:: THE REQUEST ::
Output the full listing below exactly as it reads, and skip anything that is a picture.

:: DATA FOR THIS TASK ::
^^^^

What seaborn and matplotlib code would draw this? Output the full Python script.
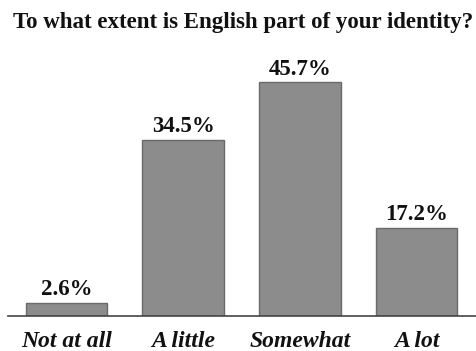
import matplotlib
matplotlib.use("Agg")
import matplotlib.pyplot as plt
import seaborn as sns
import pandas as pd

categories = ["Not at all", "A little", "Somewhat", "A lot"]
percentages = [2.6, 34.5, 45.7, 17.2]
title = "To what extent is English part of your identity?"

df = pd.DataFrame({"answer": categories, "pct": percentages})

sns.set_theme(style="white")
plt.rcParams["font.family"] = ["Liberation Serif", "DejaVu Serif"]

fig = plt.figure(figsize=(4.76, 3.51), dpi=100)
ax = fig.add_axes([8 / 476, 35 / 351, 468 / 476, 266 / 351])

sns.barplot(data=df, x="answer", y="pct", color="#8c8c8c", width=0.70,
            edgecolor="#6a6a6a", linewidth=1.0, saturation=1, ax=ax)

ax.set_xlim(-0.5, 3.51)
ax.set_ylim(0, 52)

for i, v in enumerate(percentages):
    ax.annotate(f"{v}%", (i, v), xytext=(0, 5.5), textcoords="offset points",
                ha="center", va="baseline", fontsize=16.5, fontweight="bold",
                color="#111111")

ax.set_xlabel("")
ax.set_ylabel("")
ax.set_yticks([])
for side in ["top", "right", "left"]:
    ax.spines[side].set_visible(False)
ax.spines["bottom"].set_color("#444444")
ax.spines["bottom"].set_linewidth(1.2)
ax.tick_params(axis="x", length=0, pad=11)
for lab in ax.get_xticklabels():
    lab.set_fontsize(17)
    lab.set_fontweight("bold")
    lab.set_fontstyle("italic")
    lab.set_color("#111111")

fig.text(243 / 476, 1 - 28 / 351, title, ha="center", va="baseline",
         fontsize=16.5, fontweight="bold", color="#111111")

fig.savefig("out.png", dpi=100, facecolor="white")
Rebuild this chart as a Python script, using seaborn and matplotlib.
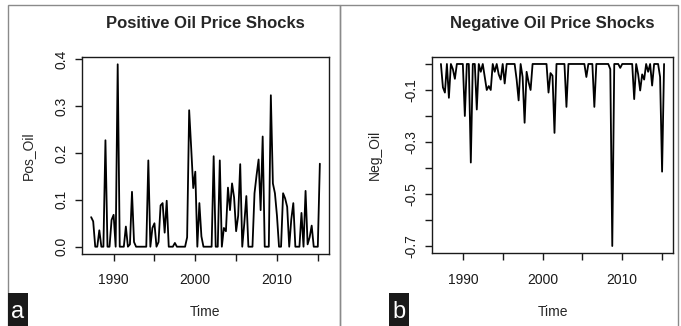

^^^^

:: OUTPUT ::
What seaborn and matplotlib code would draw this? Output the full Python script.
import matplotlib
matplotlib.use("Agg")
import matplotlib.pyplot as plt
import seaborn as sns
import pandas as pd

categories = ["Not at all", "A little", "Somewhat", "A lot"]
percentages = [2.6, 34.5, 45.7, 17.2]
title = "To what extent is English part of your identity?"

df = pd.DataFrame({"answer": categories, "pct": percentages})

sns.set_theme(style="white")
plt.rcParams["font.family"] = ["Liberation Serif", "DejaVu Serif"]

fig = plt.figure(figsize=(4.76, 3.51), dpi=100)
ax = fig.add_axes([8 / 476, 35 / 351, 468 / 476, 266 / 351])

sns.barplot(data=df, x="answer", y="pct", color="#8c8c8c", width=0.70,
            edgecolor="#6a6a6a", linewidth=1.0, saturation=1, ax=ax)

ax.set_xlim(-0.5, 3.51)
ax.set_ylim(0, 52)

for i, v in enumerate(percentages):
    ax.annotate(f"{v}%", (i, v), xytext=(0, 5.5), textcoords="offset points",
                ha="center", va="baseline", fontsize=16.5, fontweight="bold",
                color="#111111")

ax.set_xlabel("")
ax.set_ylabel("")
ax.set_yticks([])
for side in ["top", "right", "left"]:
    ax.spines[side].set_visible(False)
ax.spines["bottom"].set_color("#444444")
ax.spines["bottom"].set_linewidth(1.2)
ax.tick_params(axis="x", length=0, pad=11)
for lab in ax.get_xticklabels():
    lab.set_fontsize(17)
    lab.set_fontweight("bold")
    lab.set_fontstyle("italic")
    lab.set_color("#111111")

fig.text(243 / 476, 1 - 28 / 351, title, ha="center", va="baseline",
         fontsize=16.5, fontweight="bold", color="#111111")

fig.savefig("out.png", dpi=100, facecolor="white")
Rebuild this chart as a Python script, using seaborn and matplotlib.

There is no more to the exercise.